-- begin INPUT ROWS --

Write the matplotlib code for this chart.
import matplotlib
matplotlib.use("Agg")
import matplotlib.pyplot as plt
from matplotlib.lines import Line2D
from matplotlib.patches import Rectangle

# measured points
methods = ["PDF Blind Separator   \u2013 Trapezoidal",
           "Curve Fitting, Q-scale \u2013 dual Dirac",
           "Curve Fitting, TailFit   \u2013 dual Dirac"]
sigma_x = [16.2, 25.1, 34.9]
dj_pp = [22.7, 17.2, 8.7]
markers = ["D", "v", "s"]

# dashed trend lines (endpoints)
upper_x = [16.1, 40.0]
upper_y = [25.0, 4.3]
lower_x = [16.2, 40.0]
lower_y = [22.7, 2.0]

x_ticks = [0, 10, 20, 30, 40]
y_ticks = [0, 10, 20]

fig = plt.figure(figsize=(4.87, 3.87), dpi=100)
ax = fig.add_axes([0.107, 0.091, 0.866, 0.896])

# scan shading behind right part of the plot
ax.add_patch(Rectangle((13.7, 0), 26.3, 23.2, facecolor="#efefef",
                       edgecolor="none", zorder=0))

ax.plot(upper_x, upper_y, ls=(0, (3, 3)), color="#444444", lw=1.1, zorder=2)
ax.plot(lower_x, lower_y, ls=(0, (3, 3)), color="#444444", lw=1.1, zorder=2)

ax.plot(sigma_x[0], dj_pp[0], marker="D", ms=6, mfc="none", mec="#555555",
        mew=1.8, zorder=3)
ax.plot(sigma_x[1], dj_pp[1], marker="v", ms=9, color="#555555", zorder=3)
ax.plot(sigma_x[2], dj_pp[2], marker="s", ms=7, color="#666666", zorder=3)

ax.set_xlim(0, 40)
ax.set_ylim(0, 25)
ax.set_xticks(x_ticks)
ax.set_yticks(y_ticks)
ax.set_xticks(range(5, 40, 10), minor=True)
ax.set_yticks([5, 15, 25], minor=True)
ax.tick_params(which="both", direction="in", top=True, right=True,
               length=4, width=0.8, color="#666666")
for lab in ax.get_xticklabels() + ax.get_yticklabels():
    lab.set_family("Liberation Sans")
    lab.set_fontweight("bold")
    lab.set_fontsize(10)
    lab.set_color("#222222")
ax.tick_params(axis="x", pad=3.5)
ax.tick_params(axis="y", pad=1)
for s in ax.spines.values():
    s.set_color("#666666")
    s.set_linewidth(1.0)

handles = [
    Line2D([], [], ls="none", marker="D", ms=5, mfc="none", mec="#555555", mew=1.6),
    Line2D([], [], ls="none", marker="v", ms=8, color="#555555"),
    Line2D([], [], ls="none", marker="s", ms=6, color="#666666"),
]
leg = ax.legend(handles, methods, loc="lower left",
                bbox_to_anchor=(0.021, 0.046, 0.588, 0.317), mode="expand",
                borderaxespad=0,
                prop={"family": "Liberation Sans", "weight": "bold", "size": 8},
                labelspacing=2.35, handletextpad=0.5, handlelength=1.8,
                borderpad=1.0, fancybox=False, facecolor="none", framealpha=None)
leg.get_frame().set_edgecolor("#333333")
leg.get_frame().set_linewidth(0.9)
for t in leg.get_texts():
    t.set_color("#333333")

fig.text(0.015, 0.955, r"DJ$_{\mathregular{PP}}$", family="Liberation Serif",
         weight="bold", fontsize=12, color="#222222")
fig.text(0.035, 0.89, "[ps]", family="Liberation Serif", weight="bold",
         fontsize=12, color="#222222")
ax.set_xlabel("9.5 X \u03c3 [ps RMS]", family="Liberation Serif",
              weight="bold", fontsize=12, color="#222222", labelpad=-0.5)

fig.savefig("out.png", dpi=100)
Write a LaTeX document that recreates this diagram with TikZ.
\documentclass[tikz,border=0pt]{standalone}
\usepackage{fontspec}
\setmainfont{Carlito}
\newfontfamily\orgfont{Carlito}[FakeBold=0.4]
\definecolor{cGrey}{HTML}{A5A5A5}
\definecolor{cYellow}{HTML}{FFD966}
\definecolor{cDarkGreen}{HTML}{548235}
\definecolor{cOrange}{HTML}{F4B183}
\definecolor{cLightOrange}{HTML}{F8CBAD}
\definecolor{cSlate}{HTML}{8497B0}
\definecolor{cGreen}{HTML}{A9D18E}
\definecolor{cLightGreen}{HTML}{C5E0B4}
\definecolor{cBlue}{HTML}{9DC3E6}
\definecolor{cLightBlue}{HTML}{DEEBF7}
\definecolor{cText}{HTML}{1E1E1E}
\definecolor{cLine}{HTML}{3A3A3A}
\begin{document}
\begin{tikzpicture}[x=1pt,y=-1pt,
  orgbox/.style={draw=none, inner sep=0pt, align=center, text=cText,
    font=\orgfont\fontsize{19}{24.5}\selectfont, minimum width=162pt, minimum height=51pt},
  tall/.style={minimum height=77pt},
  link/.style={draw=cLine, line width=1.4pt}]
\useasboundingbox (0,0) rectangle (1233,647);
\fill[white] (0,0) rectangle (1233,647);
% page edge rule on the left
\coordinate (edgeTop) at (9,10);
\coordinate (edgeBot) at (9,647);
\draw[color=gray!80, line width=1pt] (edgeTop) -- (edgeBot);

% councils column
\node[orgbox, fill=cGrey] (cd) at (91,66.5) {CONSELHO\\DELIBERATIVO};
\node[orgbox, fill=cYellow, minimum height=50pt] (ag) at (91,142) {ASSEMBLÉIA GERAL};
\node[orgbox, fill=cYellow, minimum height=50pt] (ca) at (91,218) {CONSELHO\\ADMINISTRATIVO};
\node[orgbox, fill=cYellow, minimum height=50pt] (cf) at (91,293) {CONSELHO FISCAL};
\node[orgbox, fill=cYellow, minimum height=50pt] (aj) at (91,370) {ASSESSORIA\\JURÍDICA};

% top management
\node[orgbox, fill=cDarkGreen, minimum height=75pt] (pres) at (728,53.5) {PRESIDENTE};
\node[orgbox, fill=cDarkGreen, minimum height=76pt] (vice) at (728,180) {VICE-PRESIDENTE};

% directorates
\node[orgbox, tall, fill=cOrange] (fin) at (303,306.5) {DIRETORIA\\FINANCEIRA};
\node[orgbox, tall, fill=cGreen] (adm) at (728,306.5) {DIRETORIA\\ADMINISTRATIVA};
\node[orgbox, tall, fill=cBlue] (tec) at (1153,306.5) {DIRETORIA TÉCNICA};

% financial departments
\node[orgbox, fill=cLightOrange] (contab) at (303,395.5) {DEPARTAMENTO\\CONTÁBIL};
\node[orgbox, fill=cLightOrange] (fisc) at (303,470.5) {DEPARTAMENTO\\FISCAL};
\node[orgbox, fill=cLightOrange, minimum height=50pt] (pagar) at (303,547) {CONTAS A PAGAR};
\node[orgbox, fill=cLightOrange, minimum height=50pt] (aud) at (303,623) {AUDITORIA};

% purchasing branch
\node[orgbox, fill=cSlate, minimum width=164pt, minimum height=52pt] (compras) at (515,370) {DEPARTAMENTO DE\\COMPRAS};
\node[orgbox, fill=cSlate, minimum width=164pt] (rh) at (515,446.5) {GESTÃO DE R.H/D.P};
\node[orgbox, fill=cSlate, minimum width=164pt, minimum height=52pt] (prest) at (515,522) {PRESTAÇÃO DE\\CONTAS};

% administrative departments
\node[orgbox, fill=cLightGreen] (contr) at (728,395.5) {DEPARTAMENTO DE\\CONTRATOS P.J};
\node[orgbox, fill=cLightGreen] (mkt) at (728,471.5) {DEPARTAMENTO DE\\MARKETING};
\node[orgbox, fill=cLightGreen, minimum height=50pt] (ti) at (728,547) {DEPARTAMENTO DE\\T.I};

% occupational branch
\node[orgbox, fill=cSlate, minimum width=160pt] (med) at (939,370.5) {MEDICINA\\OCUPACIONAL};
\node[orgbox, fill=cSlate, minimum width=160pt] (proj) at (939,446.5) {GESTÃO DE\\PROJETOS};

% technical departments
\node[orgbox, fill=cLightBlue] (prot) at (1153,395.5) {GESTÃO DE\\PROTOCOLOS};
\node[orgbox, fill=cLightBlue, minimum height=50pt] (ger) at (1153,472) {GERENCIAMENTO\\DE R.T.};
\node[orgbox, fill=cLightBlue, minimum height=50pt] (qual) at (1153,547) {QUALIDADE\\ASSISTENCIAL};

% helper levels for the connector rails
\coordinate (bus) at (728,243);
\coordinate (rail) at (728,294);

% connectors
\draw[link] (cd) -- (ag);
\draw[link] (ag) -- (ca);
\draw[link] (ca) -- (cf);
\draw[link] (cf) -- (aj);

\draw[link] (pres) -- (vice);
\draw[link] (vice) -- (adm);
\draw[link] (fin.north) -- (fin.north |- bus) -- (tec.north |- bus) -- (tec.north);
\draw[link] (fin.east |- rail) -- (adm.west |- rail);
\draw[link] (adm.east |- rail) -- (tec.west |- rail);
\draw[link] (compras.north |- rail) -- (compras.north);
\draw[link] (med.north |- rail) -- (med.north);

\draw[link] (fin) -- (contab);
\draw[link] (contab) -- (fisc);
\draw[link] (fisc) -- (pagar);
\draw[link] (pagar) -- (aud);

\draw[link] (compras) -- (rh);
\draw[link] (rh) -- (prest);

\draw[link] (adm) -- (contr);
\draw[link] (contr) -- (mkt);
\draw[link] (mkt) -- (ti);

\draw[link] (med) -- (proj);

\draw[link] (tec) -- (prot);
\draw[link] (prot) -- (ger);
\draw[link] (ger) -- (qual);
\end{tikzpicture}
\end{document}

-- end INPUT ROWS --
-- begin INPUT ROWS --

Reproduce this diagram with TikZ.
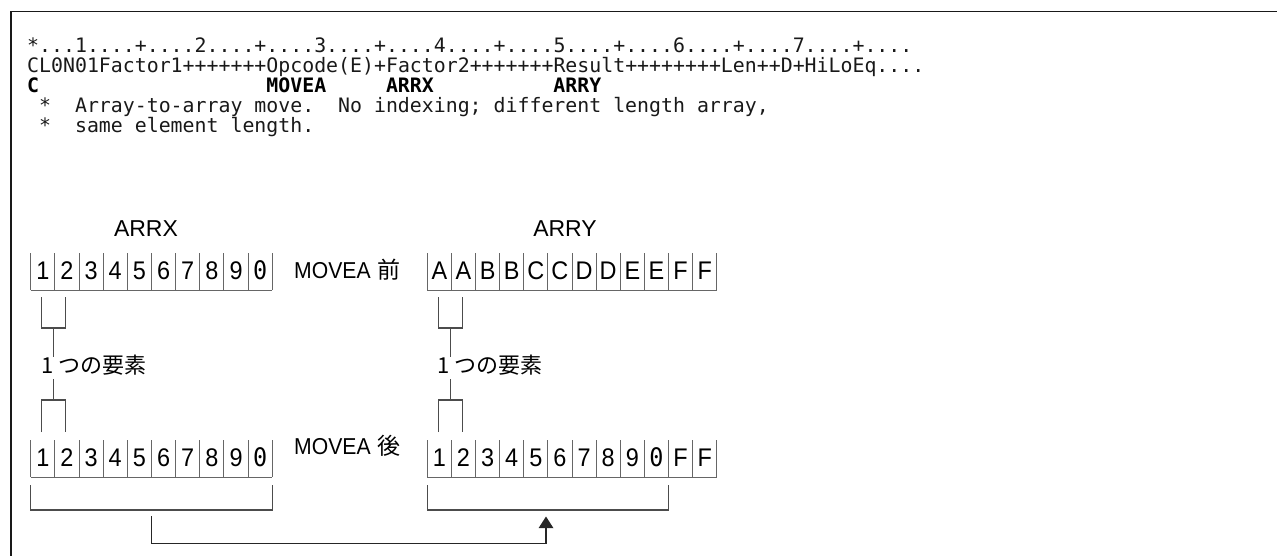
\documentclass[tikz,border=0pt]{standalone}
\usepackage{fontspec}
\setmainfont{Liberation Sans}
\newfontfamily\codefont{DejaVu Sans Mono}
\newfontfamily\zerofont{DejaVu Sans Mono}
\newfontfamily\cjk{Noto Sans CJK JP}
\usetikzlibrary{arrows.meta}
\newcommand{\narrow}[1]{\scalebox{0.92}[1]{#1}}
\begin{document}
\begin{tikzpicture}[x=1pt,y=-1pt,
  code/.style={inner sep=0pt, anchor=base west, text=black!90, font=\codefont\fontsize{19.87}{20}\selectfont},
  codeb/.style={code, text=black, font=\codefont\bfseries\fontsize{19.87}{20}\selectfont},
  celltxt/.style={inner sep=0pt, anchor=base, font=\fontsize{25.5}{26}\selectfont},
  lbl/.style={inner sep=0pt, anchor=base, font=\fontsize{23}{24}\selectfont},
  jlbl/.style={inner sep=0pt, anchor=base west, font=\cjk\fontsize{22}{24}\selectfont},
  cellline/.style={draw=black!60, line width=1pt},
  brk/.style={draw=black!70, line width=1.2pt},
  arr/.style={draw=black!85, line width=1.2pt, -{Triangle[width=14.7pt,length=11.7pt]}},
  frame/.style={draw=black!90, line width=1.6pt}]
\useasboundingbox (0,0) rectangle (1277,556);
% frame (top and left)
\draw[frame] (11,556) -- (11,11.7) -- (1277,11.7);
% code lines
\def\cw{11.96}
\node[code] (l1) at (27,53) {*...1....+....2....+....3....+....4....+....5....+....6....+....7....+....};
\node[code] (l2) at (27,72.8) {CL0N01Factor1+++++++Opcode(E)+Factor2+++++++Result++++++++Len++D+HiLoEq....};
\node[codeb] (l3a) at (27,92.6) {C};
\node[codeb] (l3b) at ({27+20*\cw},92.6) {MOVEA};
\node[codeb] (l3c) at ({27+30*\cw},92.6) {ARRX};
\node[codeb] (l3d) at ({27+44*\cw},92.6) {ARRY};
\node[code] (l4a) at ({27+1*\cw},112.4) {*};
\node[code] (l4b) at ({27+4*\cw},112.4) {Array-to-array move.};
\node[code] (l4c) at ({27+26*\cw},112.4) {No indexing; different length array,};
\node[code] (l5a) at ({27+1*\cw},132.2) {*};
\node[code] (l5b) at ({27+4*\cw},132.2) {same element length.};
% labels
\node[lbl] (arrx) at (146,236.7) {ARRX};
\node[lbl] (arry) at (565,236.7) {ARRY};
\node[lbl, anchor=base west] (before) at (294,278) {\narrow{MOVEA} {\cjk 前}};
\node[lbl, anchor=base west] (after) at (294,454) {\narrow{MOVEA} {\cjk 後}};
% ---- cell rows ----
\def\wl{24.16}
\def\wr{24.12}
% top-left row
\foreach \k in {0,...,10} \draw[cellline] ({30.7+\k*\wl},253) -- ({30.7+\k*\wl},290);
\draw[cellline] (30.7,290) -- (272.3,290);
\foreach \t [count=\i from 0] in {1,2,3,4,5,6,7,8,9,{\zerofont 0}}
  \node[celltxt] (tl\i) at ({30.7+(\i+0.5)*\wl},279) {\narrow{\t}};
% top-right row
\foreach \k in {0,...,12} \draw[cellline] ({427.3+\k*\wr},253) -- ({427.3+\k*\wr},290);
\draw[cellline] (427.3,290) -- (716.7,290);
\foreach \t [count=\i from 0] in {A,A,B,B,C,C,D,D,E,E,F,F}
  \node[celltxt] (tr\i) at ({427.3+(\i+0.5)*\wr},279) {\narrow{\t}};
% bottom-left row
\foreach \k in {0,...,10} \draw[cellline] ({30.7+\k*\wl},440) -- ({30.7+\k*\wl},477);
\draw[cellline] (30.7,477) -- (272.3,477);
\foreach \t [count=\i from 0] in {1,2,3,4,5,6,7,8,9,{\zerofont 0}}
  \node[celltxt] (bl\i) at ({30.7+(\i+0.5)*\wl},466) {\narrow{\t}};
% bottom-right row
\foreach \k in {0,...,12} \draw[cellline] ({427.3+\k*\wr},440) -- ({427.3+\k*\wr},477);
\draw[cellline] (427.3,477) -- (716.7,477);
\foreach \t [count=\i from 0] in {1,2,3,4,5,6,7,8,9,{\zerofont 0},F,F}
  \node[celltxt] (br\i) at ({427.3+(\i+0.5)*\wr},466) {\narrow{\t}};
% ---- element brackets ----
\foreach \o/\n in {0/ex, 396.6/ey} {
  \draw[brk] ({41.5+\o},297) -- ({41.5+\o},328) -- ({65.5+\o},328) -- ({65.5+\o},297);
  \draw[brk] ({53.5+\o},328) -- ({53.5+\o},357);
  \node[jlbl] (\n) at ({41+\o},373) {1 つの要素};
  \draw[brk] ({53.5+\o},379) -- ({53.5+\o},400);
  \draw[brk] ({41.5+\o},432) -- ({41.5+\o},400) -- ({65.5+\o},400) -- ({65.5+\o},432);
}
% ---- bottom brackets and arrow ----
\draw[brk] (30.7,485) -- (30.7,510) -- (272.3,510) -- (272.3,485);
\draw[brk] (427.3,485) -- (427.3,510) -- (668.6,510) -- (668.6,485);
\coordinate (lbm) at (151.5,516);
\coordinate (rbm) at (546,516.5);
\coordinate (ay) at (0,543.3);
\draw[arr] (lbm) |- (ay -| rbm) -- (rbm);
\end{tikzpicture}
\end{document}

-- end INPUT ROWS --
-- begin INPUT ROWS --

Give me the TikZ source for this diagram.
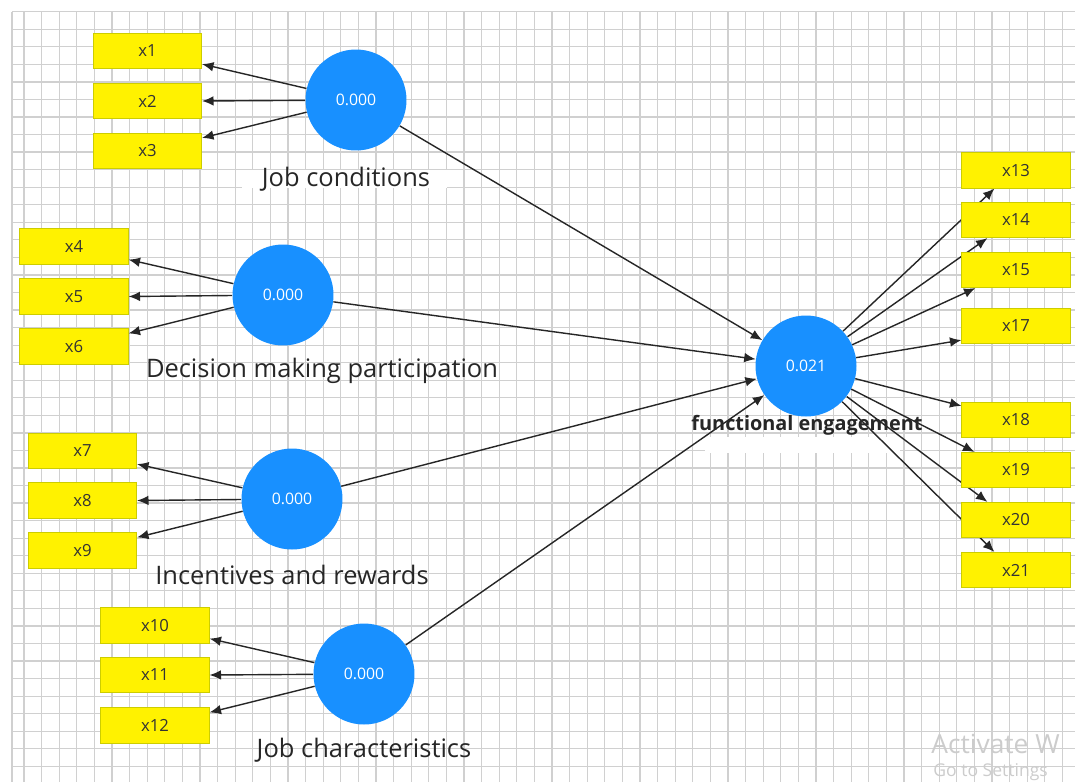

-- end INPUT ROWS --

Repeat exactly the lines from the one containing "Write the matplotlib code for this chart." through the one containing "from matplotlib.patches import Rectangle", both included, and nothing else.

Write the matplotlib code for this chart.
import matplotlib
matplotlib.use("Agg")
import matplotlib.pyplot as plt
from matplotlib.lines import Line2D
from matplotlib.patches import Rectangle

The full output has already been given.